Ottawa confirms no security review on China-built ferries

Federal officials have confirmed that there has been no national security review of BC Ferries’ new vessel order from a Chinese state-owned shipyard, despite the project receiving taxpayer financing from the Canada Infrastructure Bank.

The admission came during testimony before the House of Commons Transport Committee February 25.

Public safety officials said Ottawa had no mechanism to review the procurement, because the decision was made by the province, through BC Ferries.

A decision that sends work overseas

Last year, BCFMWU President Eric McNeely warned the committee that offshore construction comes with long-term consequences: the loss of jobs, apprenticeships, supply chain work and the industrial capacity needed to build and maintain vessels at home.

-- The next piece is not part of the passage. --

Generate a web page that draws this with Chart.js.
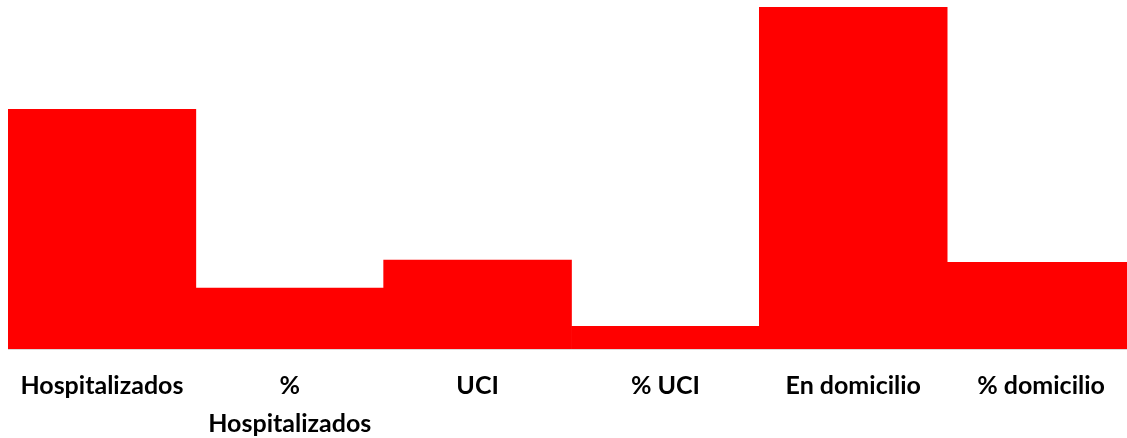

Ferry workers deal with the operational challenges that come with overseas-built vessels every day, from specialized parts that require specialized shipping to proprietary systems that need foreign technicians to repair.

No clear accountability

The controversy has also exposed long-standing concerns about BC Ferries’ arms-length governance structure. The company operates like a private enterprise, but relies heavily on public funding, creating a situation where major public decisions can move forward without clear political accountability. During earlier testimony to the committee, McNeely described it as a “jurisdictional game of finger-pointing with public money at stake.”

The province says procurement decisions belong to BC Ferries. Ottawa says it has no authority to review provincial procurement. The result is a billion-dollar project financed with public money, with no clear government responsible for the final decision.

Promises made, and broken

In 2017, the B.C. NDP election platform acknowledged that outsourcing ferry construction had sent thousands of jobs overseas and promised to ensure B.C. shipyards could compete to build new vessels.

The government later announced a Made-in-B.C. shipbuilding strategy and created a Shipbuilding Advisory Committee to rebuild domestic capacity and create jobs.

Yet despite those commitments, the contract for four major BC Ferries vessels was ultimately awarded to a Chinese shipyard and the province has made no move to ensure the next round of vessel procurement will stay in British Columbia.

A bigger question

The debate in Ottawa highlights a larger policy gap. Federal officials acknowledged that Canada doesn’t have clear legislation to review this kind of procurement for national security concerns, particularly when foreign state-owned companies are involved.

For ferry workers, the issue goes beyond jurisdictional finger-pointing. Public infrastructure should strengthen Canadian industry, support skilled trades and keep strategic work here at home.

Canada has the workers, the shipyards and the expertise to build these vessels. The question is whether governments are willing to use public investment to make that happen.